I think of this because number 3 son graduated from a snooty liberal arts college a few years ago, and I joined him in attending an alumni event in our area. The college president spoke, and did a great job. Son mentioned "he never talked to us like that when we were students." Point is, he said the college is now tracking the employment success of its graduates rather aggressively. Their stats are pretty darn good, and they will use them in their recruitment.
The only reason for 99% of the people who go to any college to be there is to improve their employment prospects. That's what needs to be measured.
Anyone who does scientific experiments knows that the "science project" version of science is totally bogus. Real data analysis is a cycle where the first few runs serve only to refine the experiment after you figure out what the problems are and what data you really need to collect.
This is no different.
One example. My college has an outstanding collection of data, but it still can't answer some important questions because the relevant data are not collected. We have students who enroll only for one semester as FTIC freshmen in order to meet a provisional admission option at a nearby university. They pass and leave. Success? No. They show up as failures in our IPEDS data, and we don't even have a tag to tell us who they were so we can measure how well this program works for our own use.
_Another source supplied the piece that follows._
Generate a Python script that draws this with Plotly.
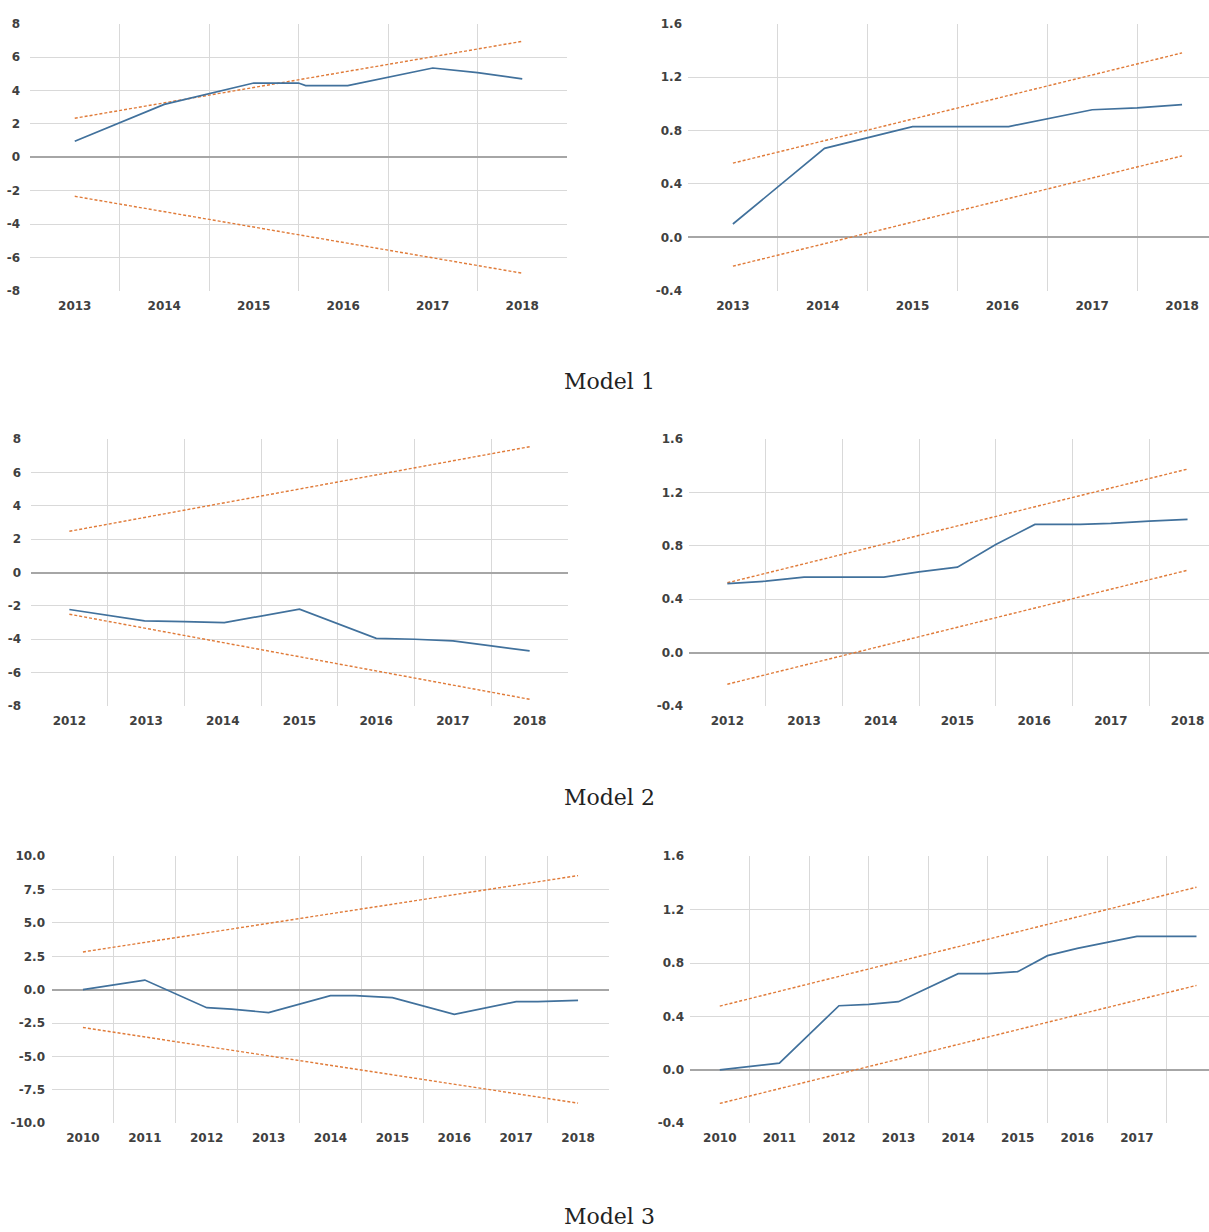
import plotly.graph_objects as go

W, H = 1209, 1232

# ---------------- data ----------------
# Model 1 - CUSUM
m1_cusum_x = [2013.0, 2014.0, 2015.0, 2015.5, 2015.58, 2016.05, 2017.0, 2017.5, 2018.0]
m1_cusum_y = [0.96, 3.17, 4.45, 4.45, 4.3, 4.3, 5.35, 5.07, 4.7]
m1_cusum_bx = [2013.0, 2018.0]
m1_cusum_up = [2.34, 6.95]
m1_cusum_lo = [-2.34, -6.95]
# Model 1 - CUSUM of squares
m1_sq_x = [2013.0, 2014.02, 2015.0, 2016.07, 2017.0, 2017.5, 2018.0]
m1_sq_y = [0.10, 0.667, 0.83, 0.83, 0.956, 0.97, 0.995]
m1_sq_bx = [2013.0, 2018.0]
m1_sq_up = [0.556, 1.382]
m1_sq_lo = [-0.216, 0.61]

# Model 2 - CUSUM
m2_cusum_x = [2012.0, 2012.98, 2013.5, 2014.02, 2015.0, 2016.0, 2016.5, 2017.0, 2017.5, 2018.0]
m2_cusum_y = [-2.22, -2.9, -2.95, -3.0, -2.2, -3.95, -4.0, -4.1, -4.4, -4.7]
m2_cusum_bx = [2012.0, 2018.0]
m2_cusum_up = [2.47, 7.54]
m2_cusum_lo = [-2.5, -7.6]
# Model 2 - CUSUM of squares
m2_sq_x = [2012.0, 2012.5, 2013.0, 2014.04, 2014.5, 2015.0, 2015.5, 2016.01, 2016.6, 2017.0, 2017.5, 2018.0]
m2_sq_y = [0.516, 0.535, 0.565, 0.565, 0.605, 0.64, 0.81, 0.96, 0.96, 0.968, 0.985, 0.998]
m2_sq_bx = [2012.0, 2018.0]
m2_sq_up = [0.523, 1.375]
m2_sq_lo = [-0.237, 0.617]

# Model 3 - CUSUM
m3_cusum_x = [2010.0, 2011.0, 2012.0, 2012.4, 2013.0, 2014.0, 2014.4, 2015.0, 2016.0, 2017.0, 2017.35, 2018.0]
m3_cusum_y = [0.0, 0.72, -1.35, -1.45, -1.72, -0.45, -0.45, -0.6, -1.85, -0.9, -0.9, -0.8]
m3_cusum_bx = [2010.0, 2018.0]
m3_cusum_up = [2.83, 8.55]
m3_cusum_lo = [-2.83, -8.5]
# Model 3 - CUSUM of squares
m3_sq_x = [2010.0, 2010.6, 2011.0, 2012.0, 2012.5, 2013.0, 2014.0, 2014.5, 2015.0, 2015.5, 2016.0, 2016.5, 2017.0, 2018.0]
m3_sq_y = [0.0, 0.03, 0.05, 0.48, 0.49, 0.51, 0.72, 0.72, 0.735, 0.855, 0.91, 0.955, 1.0, 1.0]
m3_sq_bx = [2010.0, 2018.0]
m3_sq_up = [0.477, 1.368]
m3_sq_lo = [-0.252, 0.632]

model_titles = ["Model 1", "Model 2", "Model 3"]

# ---------------- styling ----------------
BLUE = "#41719C"
ORANGE = "#E07B39"
GRID = "#d9d9d9"
ZERO = "#a6a6a6"
TICKFONT = dict(family="DejaVu Sans", size=12, color="#404040", weight="bold")

fig = go.Figure()

panels = [
    dict(px=(30, 567), py=(17, 287), xr=(2012.5, 2018.5), yr=(-8, 8), dt=2, fmt="d", so=9,
         x=m1_cusum_x, y=m1_cusum_y, bx=m1_cusum_bx, up=m1_cusum_up, lo=m1_cusum_lo),
    dict(px=(688, 1209), py=(17, 287), xr=(2012.5, 2018.30), yr=(-0.4, 1.6), dt=0.4, fmt=".1f", so=5,
         x=m1_sq_x, y=m1_sq_y, bx=m1_sq_bx, up=m1_sq_up, lo=m1_sq_lo),
    dict(px=(31, 568), py=(437, 707), xr=(2011.5, 2018.5), yr=(-8, 8), dt=2, fmt="d", so=9,
         x=m2_cusum_x, y=m2_cusum_y, bx=m2_cusum_bx, up=m2_cusum_up, lo=m2_cusum_lo),
    dict(px=(689, 1209), py=(437, 707), xr=(2011.5, 2018.28), yr=(-0.4, 1.6), dt=0.4, fmt=".1f", so=5,
         x=m2_sq_x, y=m2_sq_y, bx=m2_sq_bx, up=m2_sq_up, lo=m2_sq_lo),
    dict(px=(52, 609), py=(859, 1129), xr=(2009.5, 2018.5), yr=(-10, 10), dt=2.5, fmt=".1f", so=6,
         x=m3_cusum_x, y=m3_cusum_y, bx=m3_cusum_bx, up=m3_cusum_up, lo=m3_cusum_lo),
    dict(px=(690, 1209), py=(859, 1129), xr=(2009.5, 2018.21), yr=(-0.4, 1.6), dt=0.4, fmt=".1f", so=5,
         x=m3_sq_x, y=m3_sq_y, bx=m3_sq_bx, up=m3_sq_up, lo=m3_sq_lo),
]

layout_axes = {}
for i, p in enumerate(panels):
    n = i + 1
    xa = "x" if n == 1 else f"x{n}"
    ya = "y" if n == 1 else f"y{n}"
    xkey = "xaxis" if n == 1 else f"xaxis{n}"
    ykey = "yaxis" if n == 1 else f"yaxis{n}"

    for by in (p["up"], p["lo"]):
        fig.add_trace(go.Scatter(x=p["bx"], y=by, mode="lines", xaxis=xa, yaxis=ya,
                                 line=dict(color=ORANGE, width=1.4, dash="3px,2px"),
                                 hoverinfo="skip"))
    fig.add_trace(go.Scatter(x=p["x"], y=p["y"], mode="lines", xaxis=xa, yaxis=ya,
                             line=dict(color=BLUE, width=1.7)))

    x0, x1 = p["px"]
    yt, yb = p["py"]
    years = list(range(int(p["xr"][0] + 0.5), int(p["xr"][1]) + 1))
    bounds = [yr + 0.5 for yr in years[:-1]]
    layout_axes[xkey] = dict(
        domain=[x0 / W, x1 / W], anchor=ya, range=list(p["xr"]),
        tickmode="array", tickvals=years, ticktext=[str(v) for v in years],
        showgrid=False, zeroline=False, showline=False, ticks="",
        tickfont=TICKFONT, ticklabelstandoff=6,
        minor=dict(tickvals=bounds, showgrid=True, gridcolor=GRID, gridwidth=1, ticks=""),
        fixedrange=True,
    )
    nt = int(round((p["yr"][1] - p["yr"][0]) / p["dt"]))
    yvals = [p["yr"][0] + k * p["dt"] for k in range(nt + 1)]
    layout_axes[ykey] = dict(
        domain=[1 - yb / H, 1 - yt / H], anchor=xa, range=list(p["yr"]),
        tickmode="array", tickvals=yvals,
        ticktext=[(f"{v:.1f}" if p["fmt"] == ".1f" else f"{int(round(v))}") for v in yvals],
        showgrid=True, gridcolor=GRID, gridwidth=1,
        zeroline=True, zerolinecolor=ZERO, zerolinewidth=1.5,
        showline=False, ticks="", tickfont=TICKFONT, ticklabelstandoff=p["so"],
        fixedrange=True,
    )

annotations = []
for t, yc in zip(model_titles, [379, 800, 1223]):
    annotations.append(dict(text=t, x=609 / W, y=1 - yc / H, xref="paper", yref="paper",
                            showarrow=False, xanchor="center", yanchor="middle",
                            font=dict(family="DejaVu Serif", size=22, color="#222222")))

fig.update_layout(
    width=W, height=H, margin=dict(l=0, r=0, t=0, b=0),
    paper_bgcolor="white", plot_bgcolor="white", showlegend=False,
    annotations=annotations, **layout_axes,
)

fig.write_html("out.html", config={"displayModeBar": False},
               post_script="document.body.style.margin='0';document.body.style.overflow='hidden';")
Any performance-based system needs years of dry-run data before you know what to measure and whether you are creating counterproductive pressures in the system. For CC transfer students, the only real measure is how they do after transfer, not how many are GIVEN a C in their gen-ed classes. Those are not easy data to collect, however, so it is easier to create perverse incentives that make education worse rather than better.
By this metric a doctor who is driving a cab, or someone with a PhD working at a fast food joint, counts as a success.